The court before which such matter is called in question may order correction of the patent on notice and hearing of all parties concerned and the Director shall issue a certificate accordingly

In Pei-Herng Hor v. Ching-Wu “Paul” Chu (No. 2011-1540, Nov. 14, 2012), two plaintiffs filed suit against a patent holder and asserted that they were co-inventors whom the defendant should have named on two patents.  The patents were filed in 1986 and 1987 but did not grant until 2006 and 2010.  The plaintiffs filed their suit in 2010, and in its defense the patent holder argued that the claims were barred by laches since the plaintiffs should have known of the claims when the patents were filed in the 1980s.

The Court noted that “for inventorship claims under § 256, a delay of six years after a claim accrues creates a rebuttable presumption of laches.”  However, the Court found that the laches clock cannot start until the patent grants.  Thus, despite a potential delay of over 20 years, the Court permitted the plaintiffs’ claims to proceed.

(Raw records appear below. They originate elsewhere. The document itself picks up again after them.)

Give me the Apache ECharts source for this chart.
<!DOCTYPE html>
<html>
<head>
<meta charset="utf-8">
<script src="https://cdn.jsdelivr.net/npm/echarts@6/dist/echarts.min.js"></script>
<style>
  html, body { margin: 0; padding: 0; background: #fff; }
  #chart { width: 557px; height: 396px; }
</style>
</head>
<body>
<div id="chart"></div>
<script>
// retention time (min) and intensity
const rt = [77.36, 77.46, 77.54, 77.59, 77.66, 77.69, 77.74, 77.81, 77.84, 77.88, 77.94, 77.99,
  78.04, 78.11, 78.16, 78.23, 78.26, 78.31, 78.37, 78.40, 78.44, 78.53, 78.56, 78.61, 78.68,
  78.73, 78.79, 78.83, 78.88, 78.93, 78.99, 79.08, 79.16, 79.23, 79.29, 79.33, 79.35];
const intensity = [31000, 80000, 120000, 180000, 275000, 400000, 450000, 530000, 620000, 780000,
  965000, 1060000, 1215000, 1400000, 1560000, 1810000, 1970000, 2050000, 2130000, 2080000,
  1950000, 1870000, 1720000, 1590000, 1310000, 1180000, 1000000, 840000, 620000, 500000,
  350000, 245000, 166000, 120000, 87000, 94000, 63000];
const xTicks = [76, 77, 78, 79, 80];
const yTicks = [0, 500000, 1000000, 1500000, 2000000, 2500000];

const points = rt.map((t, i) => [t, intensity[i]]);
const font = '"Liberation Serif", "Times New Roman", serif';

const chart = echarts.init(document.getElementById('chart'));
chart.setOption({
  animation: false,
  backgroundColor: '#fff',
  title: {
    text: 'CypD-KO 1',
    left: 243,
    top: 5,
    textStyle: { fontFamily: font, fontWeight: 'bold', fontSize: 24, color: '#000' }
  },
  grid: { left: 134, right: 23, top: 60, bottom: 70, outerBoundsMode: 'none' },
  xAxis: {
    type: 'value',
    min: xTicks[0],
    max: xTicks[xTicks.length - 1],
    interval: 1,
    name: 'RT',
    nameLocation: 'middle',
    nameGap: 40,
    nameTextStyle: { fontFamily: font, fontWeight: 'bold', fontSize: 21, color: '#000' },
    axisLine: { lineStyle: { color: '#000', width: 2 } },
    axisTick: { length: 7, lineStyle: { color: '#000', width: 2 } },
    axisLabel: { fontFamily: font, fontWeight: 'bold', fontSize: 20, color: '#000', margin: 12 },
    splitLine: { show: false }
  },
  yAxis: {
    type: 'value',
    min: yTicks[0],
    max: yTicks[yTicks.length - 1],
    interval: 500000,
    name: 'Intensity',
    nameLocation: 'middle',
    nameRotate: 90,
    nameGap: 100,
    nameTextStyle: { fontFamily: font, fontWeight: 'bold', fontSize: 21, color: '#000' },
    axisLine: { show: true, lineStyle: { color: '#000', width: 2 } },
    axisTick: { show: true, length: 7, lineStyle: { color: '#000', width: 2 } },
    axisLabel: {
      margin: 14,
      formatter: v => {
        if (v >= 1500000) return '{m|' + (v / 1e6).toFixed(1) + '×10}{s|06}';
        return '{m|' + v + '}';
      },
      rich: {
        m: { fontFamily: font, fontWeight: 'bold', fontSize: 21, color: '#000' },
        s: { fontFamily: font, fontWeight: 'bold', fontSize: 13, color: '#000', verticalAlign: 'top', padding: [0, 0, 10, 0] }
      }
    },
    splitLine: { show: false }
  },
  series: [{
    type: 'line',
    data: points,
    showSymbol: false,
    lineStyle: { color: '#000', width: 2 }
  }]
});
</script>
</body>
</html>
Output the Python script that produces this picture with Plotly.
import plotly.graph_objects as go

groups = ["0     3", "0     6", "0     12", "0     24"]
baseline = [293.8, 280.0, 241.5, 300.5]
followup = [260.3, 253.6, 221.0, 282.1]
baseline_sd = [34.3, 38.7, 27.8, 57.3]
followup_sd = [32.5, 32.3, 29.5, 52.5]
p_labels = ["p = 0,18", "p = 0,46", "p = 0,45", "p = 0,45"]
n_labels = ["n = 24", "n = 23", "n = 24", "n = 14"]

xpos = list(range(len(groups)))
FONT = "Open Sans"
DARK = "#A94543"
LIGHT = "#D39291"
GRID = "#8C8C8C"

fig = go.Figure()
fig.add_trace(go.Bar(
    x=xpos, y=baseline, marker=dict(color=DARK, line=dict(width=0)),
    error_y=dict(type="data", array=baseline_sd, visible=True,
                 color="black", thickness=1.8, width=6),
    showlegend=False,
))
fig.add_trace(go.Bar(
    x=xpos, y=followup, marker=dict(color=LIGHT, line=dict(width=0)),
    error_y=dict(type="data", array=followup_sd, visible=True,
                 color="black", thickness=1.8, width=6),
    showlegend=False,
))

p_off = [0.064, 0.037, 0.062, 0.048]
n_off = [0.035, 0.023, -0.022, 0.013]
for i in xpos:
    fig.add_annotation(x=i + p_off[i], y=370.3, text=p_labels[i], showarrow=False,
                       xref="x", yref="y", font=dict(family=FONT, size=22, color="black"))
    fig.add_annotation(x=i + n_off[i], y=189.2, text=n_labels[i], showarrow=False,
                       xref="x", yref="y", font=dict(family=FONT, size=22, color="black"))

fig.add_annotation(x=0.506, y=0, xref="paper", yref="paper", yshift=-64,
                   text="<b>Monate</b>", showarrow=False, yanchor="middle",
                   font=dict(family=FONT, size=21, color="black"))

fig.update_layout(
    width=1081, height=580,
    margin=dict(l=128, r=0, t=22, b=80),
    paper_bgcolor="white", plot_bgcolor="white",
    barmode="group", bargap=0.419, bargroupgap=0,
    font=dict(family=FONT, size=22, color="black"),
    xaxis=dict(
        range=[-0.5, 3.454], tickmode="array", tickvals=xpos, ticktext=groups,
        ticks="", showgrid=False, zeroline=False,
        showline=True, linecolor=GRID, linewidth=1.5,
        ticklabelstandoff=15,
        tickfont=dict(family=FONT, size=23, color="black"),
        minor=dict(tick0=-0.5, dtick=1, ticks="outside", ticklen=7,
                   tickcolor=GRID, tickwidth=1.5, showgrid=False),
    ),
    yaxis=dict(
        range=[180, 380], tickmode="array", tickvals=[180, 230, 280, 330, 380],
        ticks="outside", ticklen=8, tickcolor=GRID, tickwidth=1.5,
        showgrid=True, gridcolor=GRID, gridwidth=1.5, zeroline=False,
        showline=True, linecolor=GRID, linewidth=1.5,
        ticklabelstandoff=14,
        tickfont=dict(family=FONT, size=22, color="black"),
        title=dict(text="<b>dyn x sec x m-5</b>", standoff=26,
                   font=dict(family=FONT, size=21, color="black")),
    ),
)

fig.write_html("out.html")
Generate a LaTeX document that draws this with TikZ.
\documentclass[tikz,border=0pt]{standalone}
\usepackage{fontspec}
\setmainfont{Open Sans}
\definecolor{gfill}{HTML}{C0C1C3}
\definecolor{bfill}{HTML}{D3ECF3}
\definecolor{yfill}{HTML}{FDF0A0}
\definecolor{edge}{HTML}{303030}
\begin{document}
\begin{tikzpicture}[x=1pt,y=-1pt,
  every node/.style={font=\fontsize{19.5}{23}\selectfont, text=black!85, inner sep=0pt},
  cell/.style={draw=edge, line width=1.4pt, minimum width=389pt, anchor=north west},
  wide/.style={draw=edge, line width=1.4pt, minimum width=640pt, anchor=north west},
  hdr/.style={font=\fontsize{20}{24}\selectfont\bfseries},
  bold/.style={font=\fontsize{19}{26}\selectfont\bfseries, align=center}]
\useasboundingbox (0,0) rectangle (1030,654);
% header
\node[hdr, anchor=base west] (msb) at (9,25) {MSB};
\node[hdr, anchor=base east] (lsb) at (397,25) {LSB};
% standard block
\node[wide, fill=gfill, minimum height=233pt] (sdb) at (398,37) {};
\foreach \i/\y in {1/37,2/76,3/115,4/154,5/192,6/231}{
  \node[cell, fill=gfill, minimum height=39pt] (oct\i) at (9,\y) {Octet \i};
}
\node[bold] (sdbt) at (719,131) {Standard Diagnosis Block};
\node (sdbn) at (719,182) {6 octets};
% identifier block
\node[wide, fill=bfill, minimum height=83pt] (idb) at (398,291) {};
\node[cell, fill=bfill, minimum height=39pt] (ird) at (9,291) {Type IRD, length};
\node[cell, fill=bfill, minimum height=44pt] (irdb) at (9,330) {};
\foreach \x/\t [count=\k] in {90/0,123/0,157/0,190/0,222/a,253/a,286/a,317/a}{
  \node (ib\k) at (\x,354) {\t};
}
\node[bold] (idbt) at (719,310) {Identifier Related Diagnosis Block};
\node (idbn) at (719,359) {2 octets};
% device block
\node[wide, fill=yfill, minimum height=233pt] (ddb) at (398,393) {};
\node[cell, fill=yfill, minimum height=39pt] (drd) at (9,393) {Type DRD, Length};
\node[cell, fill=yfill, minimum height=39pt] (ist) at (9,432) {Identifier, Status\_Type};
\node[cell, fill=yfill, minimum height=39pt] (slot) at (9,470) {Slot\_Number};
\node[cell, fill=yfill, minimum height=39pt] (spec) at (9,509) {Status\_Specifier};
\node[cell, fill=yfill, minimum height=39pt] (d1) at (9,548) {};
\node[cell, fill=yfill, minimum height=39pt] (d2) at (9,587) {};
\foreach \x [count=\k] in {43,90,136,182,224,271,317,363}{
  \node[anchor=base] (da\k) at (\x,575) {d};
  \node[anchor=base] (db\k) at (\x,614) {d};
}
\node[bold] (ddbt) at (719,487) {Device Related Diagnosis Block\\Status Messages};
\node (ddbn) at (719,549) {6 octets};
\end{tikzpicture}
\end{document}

Although not an issue in the Pei-Herng Hor case, other factors that are relevant to a suit for correction of inventorship include:

  • The failure to name a co-inventor most be established by clear and convincing evidence.  C. R. Bard, Inc. v. M3 Systems, Inc.,  157 F.3d  1340, 1352 (Fed. Cir. 1998).  This can be  a high hurdle for cases where the documentary evidence is thin.
  • Correction of inventorship requires collaboration with the named inventor.  A person claiming to have independently invented the invention cannot bring suit under § 256.   See, e.g., Ethicon, Inc. v. United States Surgical Corp., 135 F.3d 1456, 1461 (Fed. Cir. 1998).
  • The inventor must have contributed to the conception of the invention, not merely its reduction to practice.  Coleman v. Dines, 754 F.2d 353, 359 (Fed. Cir. 1985).
  • The challenger’s contribution must be more than a de minimis amount.  “[A] joint inventor must contribute in some significant manner to the conception of the invention.”  Fina Oil and Chemical Co.  v. Ewen, 123  F.3d 1466, 1473 (Fed. Cir. 1977).

2 responses to “I invented that! Challenging inventorship to a U.S. patent

  1. From Sept. 26, 2012 the phrase “and such error arose without any deceptive intention on his part” has been removed from section 116.